Some of you in the Puppet Community will be aware of the Puppet Development Kit (PDK) already. From the IAC team’s use cases it is a very useful tool that allows us to keep modules on the Forge up-to-date with the necessary configuration / metadata changes. It also allows us to rapidly prototype or develop new modules should someone from the Puppet Community require help.

PDKSync

PDKSync is an excellent tool we use to perform and test bulk changes to many modules. It also allows us to push PRs to Github so we can quickly deploy these changes.

Testing and CI Tools

Litmus

Litmus! Litmus is a fantastic resource and probably the most valuable productivity tools that we use day-to-day. I encourage you to check out the Docs for Litmus if you’re thinking of becoming a module contributor. Litmus is a tool that allows us to quickly set up, execute and tear down a test environment for our modules. You can provision your test environment using Docker or Vagrant. For the IAC team, we have access to vmpooler, a proprietary tool/API that spins up and tears down virtual machines in our vSphere infrastructure.

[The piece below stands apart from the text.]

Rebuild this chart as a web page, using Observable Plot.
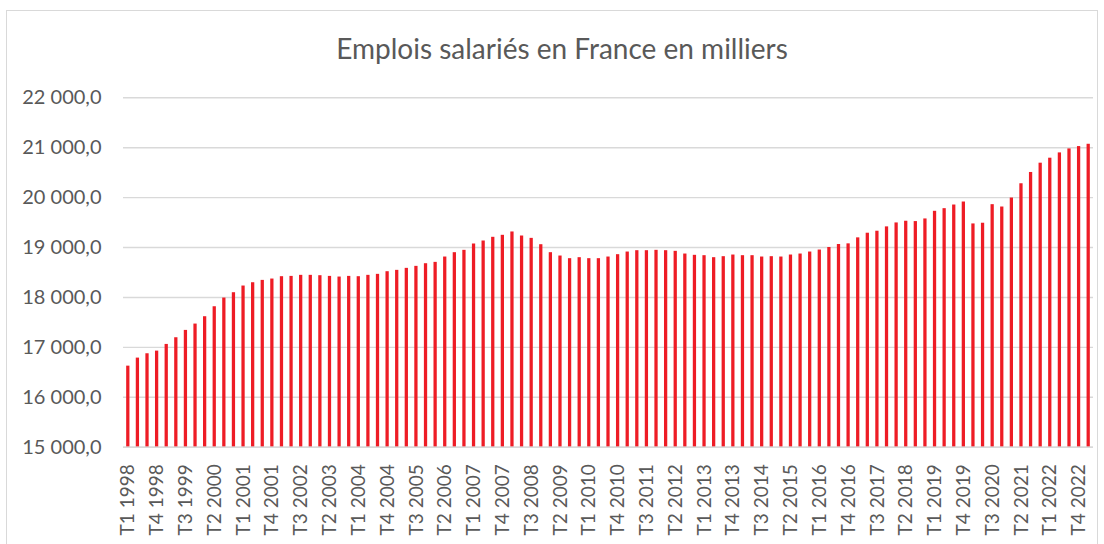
<!DOCTYPE html>
<html><head><meta charset="utf-8">
<script src="https://cdn.jsdelivr.net/npm/d3@7"></script>
<script src="https://cdn.jsdelivr.net/npm/@observablehq/plot@0.6"></script>
<style>
body{margin:0;background:#fff;}
#wrap{position:relative;width:1104px;height:544px;overflow:hidden;font-family:Lato,sans-serif;}
#frame{position:absolute;left:6px;top:10px;width:1092px;height:600px;border:1px solid #d9d9d9;box-sizing:border-box;}
#title{position:absolute;left:562px;top:33px;transform:translateX(-50%);white-space:nowrap;font-size:28px;line-height:30px;color:#595959;}
#chart{position:absolute;left:0;top:0;}
</style></head>
<body>
<div id="wrap"><div id="frame"></div><div id="title">Emplois salariés en France en milliers</div><div id="chart"></div></div>
<script>
const years = d3.range(1998, 2024);
const quarters = ["T1", "T2", "T3", "T4"];
const categories = [];
for (const y of years) for (const q of quarters) if (categories.length < 101) categories.push(q + " " + y);
const values = [
16624,16785,16872,16925,17059,17193,17340,17467,17614,17814,
17988,18095,18229,18295,18342,18369,18416,18422,18443,18443,
18436,18422,18409,18422,18416,18443,18463,18516,18543,18583,
18623,18676,18703,18810,18897,18944,19071,19131,19205,19245,
19312,19231,19184,19057,18897,18830,18777,18797,18777,18777,
18810,18857,18910,18937,18937,18944,18937,18924,18870,18844,
18837,18797,18817,18850,18837,18837,18810,18817,18810,18850,
18870,18910,18950,19001,19061,19074,19194,19287,19327,19414,
19493,19527,19520,19573,19726,19779,19852,19912,19473,19487,
19859,19812,19992,20278,20504,20690,20790,20896,20976,21023,
21069];
const tickLabels = categories.filter((d, i) => i % 3 === 0);
const yTicks = [15000, 16000, 17000, 18000, 19000, 20000, 21000, 22000];
const data = categories.map((q, i) => ({q, v: values[i]}));
const fr = d3.formatLocale({decimal: ",", thousands: " ", grouping: [3], currency: ["", " €"]});
const fmt = fr.format(",.1f");

const chart = Plot.plot({
  width: 1104, height: 544,
  marginTop: 97.3, marginBottom: 97.3, marginLeft: 123, marginRight: 11,
  style: {fontFamily: "Lato, sans-serif", fontSize: "19px", color: "#595959", background: "transparent", overflow: "visible"},
  x: {type: "band", domain: categories, paddingInner: 0.66, paddingOuter: 0.33, axis: null},
  y: {domain: [15000, 22000], axis: null},
  marks: [
    Plot.gridY(yTicks, {stroke: "#d9d9d9", strokeOpacity: 1, strokeWidth: 1.4}),
    Plot.barY(data, {x: "q", y1: 15000, y2: "v", fill: "#ee1c25"}),
    Plot.ruleY([15000], {stroke: "#d9d9d9", strokeWidth: 1.4}),
    Plot.axisY(yTicks, {tickSize: 0, tickPadding: 22, tickFormat: fmt, label: null, fill: "#595959", fontSize: 20}),
    Plot.axisX(tickLabels, {tickSize: 0, tickPadding: 17, tickRotate: -90, label: null, fill: "#595959"})
  ]
});
document.getElementById("chart").appendChild(chart);
</script>
</body></html>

In as little as a few seconds, I can have an environment ready to run acceptance tests on all compatible OSs for a given module, or I can have an environment to replicate a specific customer environment (e.g. on Windows Server 2012 R2, with the Scheduled Task module, I was seeing an issue with…).

RSpec and Puppet RSpec

RSpec is the test framework we use to write and execute our unit and acceptance tests. However, we also have the RSpec-Puppet gem which provides a lot of helper methods to make life easier when testing modules.

CI Tools

We use a number of CI automation servers: Jenkins, Travis, AppVeyor, and most recently Github Actions. There are different requirements for the variety of modules we have either authored, support, or both, and we are constantly evaluating the best tools / platform for our use cases and those of the Puppet Community. CI executed test runs from PRs are available from the PR itself - this allows us to quickly determine if there is an issue and drill down in to more specific test log output if we need to, regardless of the platform.